Written exercise
Go through the lines below. Copy those with "this".

[Begin Dataset]

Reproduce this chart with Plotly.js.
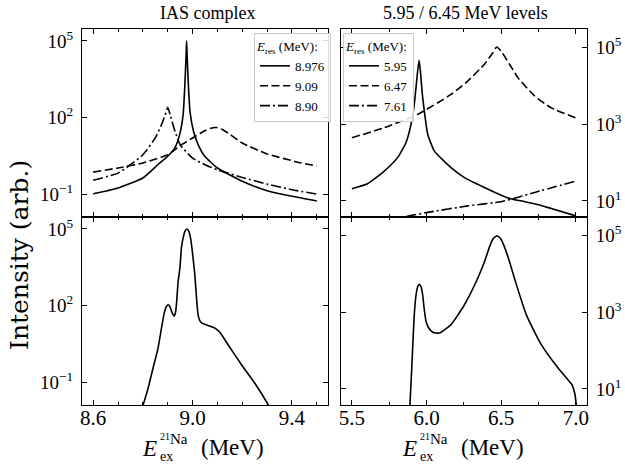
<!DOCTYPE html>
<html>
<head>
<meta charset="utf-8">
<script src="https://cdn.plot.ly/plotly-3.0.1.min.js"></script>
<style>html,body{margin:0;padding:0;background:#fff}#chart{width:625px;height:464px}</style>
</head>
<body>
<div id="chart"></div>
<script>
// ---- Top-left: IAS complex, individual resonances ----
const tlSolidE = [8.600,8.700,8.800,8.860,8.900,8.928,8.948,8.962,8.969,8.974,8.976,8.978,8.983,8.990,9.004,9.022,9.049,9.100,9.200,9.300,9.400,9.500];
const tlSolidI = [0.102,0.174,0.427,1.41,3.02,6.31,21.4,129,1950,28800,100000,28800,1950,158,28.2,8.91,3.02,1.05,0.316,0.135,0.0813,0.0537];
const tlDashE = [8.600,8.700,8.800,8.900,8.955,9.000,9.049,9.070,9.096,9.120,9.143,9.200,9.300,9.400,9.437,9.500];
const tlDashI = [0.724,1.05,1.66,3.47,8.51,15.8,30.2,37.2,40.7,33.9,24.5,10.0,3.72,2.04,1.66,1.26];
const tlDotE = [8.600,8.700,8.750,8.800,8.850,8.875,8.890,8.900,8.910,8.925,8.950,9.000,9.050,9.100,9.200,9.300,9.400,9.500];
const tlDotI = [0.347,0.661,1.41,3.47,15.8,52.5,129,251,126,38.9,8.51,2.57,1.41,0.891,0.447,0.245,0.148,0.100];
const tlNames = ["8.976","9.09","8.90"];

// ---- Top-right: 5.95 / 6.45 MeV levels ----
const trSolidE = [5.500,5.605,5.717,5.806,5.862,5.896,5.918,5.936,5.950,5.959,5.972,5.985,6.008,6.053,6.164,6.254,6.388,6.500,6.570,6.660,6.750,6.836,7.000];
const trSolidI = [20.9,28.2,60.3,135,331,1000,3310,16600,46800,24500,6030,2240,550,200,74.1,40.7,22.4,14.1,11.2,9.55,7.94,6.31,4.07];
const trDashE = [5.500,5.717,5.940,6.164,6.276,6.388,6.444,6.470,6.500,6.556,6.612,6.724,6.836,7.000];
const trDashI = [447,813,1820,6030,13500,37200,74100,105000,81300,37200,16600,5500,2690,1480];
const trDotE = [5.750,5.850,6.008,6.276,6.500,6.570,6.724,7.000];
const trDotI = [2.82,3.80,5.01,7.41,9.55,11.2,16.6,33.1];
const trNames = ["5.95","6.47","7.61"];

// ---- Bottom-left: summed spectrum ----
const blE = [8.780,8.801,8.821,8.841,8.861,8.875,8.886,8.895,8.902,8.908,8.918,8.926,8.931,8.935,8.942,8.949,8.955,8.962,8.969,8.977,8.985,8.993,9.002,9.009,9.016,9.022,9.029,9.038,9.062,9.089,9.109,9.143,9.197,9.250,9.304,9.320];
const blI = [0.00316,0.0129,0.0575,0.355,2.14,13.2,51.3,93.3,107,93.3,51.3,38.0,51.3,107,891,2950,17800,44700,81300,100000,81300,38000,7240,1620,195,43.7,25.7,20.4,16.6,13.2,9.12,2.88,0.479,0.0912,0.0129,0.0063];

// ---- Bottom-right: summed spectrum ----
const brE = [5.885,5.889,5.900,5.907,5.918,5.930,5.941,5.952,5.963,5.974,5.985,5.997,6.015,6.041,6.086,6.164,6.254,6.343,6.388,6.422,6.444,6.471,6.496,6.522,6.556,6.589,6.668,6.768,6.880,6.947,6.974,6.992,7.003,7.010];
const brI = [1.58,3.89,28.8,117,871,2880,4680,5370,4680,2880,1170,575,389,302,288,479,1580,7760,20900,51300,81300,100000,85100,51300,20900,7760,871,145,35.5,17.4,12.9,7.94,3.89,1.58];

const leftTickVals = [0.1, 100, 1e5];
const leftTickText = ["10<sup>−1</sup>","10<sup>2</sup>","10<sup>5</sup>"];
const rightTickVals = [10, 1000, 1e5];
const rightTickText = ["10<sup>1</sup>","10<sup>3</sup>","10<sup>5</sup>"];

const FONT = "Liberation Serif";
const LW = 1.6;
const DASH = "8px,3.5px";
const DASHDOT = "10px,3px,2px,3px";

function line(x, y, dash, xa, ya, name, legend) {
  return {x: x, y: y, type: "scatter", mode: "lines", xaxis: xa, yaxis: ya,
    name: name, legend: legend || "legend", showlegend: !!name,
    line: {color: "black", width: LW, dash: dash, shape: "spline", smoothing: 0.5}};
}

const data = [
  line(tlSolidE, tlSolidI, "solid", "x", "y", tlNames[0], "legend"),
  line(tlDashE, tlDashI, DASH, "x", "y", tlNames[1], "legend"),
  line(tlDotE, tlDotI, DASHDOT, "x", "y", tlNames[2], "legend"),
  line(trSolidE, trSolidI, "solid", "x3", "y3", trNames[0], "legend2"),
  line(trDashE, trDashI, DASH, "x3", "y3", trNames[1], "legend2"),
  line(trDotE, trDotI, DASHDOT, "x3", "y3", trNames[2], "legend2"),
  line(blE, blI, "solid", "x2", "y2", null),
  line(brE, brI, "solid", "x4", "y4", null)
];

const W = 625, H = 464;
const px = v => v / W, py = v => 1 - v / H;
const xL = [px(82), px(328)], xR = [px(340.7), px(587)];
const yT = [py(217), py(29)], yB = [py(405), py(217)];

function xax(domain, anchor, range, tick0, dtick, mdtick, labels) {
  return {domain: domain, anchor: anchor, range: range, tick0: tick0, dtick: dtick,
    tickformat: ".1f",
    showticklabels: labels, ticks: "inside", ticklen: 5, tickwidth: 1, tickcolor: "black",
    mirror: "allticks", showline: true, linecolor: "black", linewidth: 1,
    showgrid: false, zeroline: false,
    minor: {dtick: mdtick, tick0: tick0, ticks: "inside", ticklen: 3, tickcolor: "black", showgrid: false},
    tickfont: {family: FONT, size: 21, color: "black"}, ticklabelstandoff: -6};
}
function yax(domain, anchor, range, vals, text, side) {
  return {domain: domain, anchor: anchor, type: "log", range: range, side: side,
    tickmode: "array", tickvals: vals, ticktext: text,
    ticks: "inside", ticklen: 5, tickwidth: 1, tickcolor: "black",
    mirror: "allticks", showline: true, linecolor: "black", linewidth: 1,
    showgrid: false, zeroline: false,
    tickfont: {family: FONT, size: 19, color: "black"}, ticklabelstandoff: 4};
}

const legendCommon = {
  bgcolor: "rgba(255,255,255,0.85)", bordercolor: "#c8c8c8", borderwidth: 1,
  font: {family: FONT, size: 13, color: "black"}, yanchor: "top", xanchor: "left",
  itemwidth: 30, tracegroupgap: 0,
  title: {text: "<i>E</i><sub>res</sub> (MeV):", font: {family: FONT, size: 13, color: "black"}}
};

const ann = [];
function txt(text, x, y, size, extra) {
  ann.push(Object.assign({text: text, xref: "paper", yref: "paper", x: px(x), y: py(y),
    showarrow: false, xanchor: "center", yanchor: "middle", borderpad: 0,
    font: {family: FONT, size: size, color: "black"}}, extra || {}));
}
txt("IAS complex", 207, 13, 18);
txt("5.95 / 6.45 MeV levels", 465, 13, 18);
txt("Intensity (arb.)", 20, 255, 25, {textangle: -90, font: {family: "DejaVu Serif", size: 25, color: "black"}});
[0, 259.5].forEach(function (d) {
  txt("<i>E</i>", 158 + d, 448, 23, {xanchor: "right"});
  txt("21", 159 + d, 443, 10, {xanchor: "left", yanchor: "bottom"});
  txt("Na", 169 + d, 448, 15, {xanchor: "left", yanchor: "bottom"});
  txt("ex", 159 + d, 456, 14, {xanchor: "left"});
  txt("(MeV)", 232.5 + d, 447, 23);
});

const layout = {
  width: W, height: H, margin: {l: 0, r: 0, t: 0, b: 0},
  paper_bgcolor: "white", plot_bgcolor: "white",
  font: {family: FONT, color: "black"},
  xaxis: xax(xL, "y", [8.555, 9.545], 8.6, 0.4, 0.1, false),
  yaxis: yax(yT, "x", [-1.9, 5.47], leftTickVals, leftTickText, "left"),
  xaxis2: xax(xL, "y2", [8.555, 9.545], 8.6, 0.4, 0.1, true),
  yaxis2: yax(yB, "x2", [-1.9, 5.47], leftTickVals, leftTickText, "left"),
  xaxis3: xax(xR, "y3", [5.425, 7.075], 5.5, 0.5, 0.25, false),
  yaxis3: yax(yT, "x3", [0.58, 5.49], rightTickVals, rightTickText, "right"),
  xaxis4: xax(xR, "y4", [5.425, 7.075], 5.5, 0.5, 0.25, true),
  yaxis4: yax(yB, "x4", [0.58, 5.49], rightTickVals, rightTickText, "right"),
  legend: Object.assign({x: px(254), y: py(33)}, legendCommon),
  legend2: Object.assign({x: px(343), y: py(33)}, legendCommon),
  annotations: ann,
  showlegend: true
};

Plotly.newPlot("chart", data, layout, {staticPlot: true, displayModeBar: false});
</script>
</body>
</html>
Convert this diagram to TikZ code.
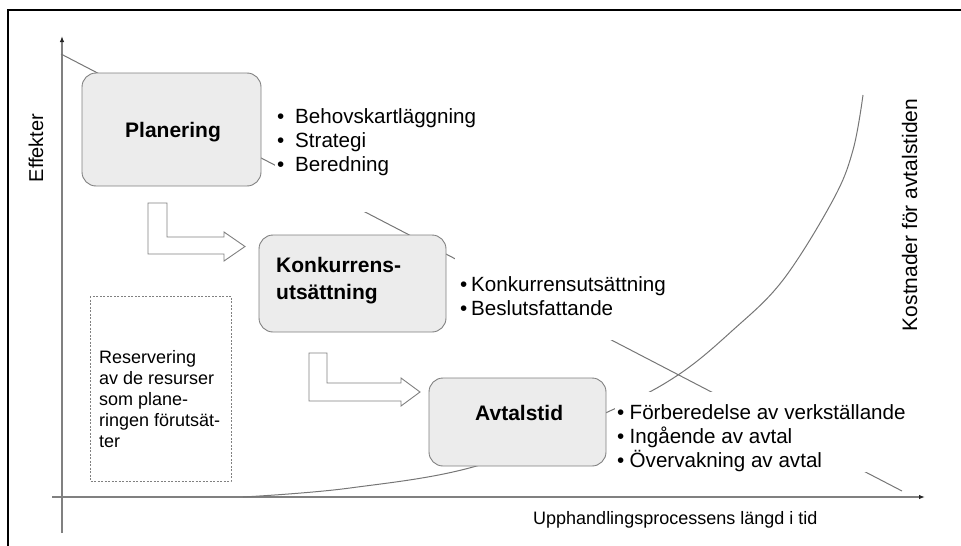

[End Dataset]

Exercise solution
Reproduce this chart with Plotly.js.
Convert this diagram to TikZ code.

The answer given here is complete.